A shame, for the plotline itself has all the potential for conflict, controversy and disturbing imagery and ideas. We meet a solid anti-hero - a government killer now resurrected as the general of Hell's armies and charged with starting the apocalypse - who the audience can root for because he's only agreed to such an abominable deal so he can see his wife and kids again. And yet, paradoxically, can we really care for someone who's doing the Devil's dirty work? The answer may sometimes be yes, but the script portrays him so confusingly (is he good guy or bad?
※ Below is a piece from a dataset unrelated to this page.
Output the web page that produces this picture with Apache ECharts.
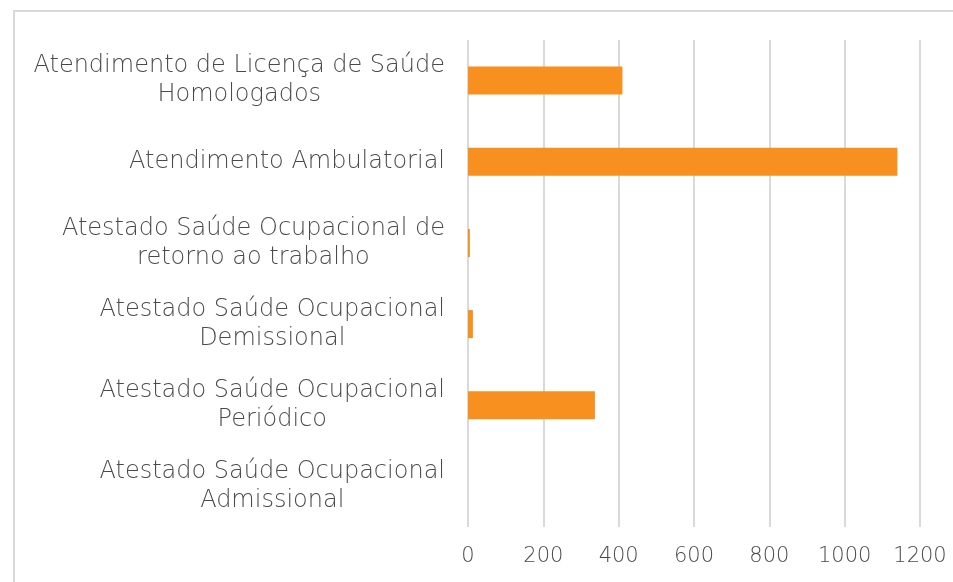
<!DOCTYPE html>
<html>
<head>
<meta charset="utf-8">
<script src="https://cdn.jsdelivr.net/npm/echarts@6/dist/echarts.min.js"></script>
<style>
  html, body { margin: 0; padding: 0; background: #fff; }
  #chart { width: 953px; height: 582px; }
</style>
</head>
<body>
<div id="chart"></div>
<script>
// Service categories, listed top to bottom
const categories = [
  'Atendimento de Licença de Saúde\nHomologados',
  'Atendimento Ambulatorial',
  'Atestado Saúde Ocupacional de\nretorno ao trabalho',
  'Atestado Saúde Ocupacional\nDemissional',
  'Atestado Saúde Ocupacional\nPeriódico',
  'Atestado Saúde Ocupacional\nAdmissional'
];
// Number of attendances per category
const values = [410, 1140, 5, 13, 337, 0];
// Value axis ticks
const axisMin = 0;
const axisMax = 1200;
const axisStep = 200;

const chart = echarts.init(document.getElementById('chart'));
const textColor = '#4a4a4a';
const fontFamily = '"DejaVu Sans", sans-serif';

chart.setOption({
  animation: false,
  graphic: [{
    type: 'rect',
    shape: { x: 14, y: 11, width: 1200, height: 1000 },
    style: { fill: 'none', stroke: '#d9d9d9', lineWidth: 2 },
    silent: true
  }],
  grid: { left: 468, right: 33, top: 40, bottom: 55 },
  xAxis: {
    type: 'value',
    min: axisMin,
    max: axisMax,
    interval: axisStep,
    axisLine: { show: false },
    axisTick: { show: false },
    splitLine: { lineStyle: { color: '#d9d9d9', width: 2 } },
    axisLabel: {
      color: textColor,
      fontFamily: fontFamily,
      fontWeight: 200,
      fontSize: 21,
      margin: 19,
      formatter: v => String(v)
    }
  },
  yAxis: {
    type: 'category',
    inverse: true,
    data: categories,
    axisLine: { show: false },
    axisTick: { show: false },
    axisLabel: {
      align: 'right',
      margin: 23,
      // each line centred inside a right-aligned block
      formatter: v => v.split('\n').map(s => '{c|' + s + '}').join('\n'),
      rich: {
        c: {
          align: 'center',
          color: textColor,
          fontFamily: fontFamily,
          fontWeight: 200,
          fontSize: 24,
          lineHeight: 29
        }
      }
    }
  },
  series: [{
    type: 'bar',
    data: values,
    barWidth: 28,
    itemStyle: { color: '#F7901E' }
  }]
});
</script>
</body>
</html>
Is his real motive love or revenge?) that the audience are never properly able to sympathise with
his sulphurous plight.

Spawn's essential problem is that age-old one of style over content, for director Mark Dippe has his background in special effects - and boy, does it show. What we have here counts as one of the most over-stylised, over-produced, overblown films to have hit the screen, with even the opening credits strong enough to induce nausea. I swear, I would have headed for the exit sometime during the migraine-inducing last 20 minutes - which are both literally and figuratively CGI Hell - had I not had to sit through the damnable thing for the purpose of this review.

The movie does have its moments. An unrecognisable John Leguizamo turns in a hilarious performance as Clown, a stumpy, bloated (and thoroughly evil) wise-cracker of a demon who helps Simmons through his painful metamorphosis into Spawn, before then changing into an infinitely less enjoyable CGI creation called Violator for the lead to fight. Our anti-hero's armour,
a biomechanical suit that's controlled by Simmons' thoughts and instincts, is truly awesome. Its shape-morphing and self- repairing properties owe a bit too much to the nimetic poly-alloy used by T-1000 in T2, but it's still a joy to behold, especially that billowing red cape.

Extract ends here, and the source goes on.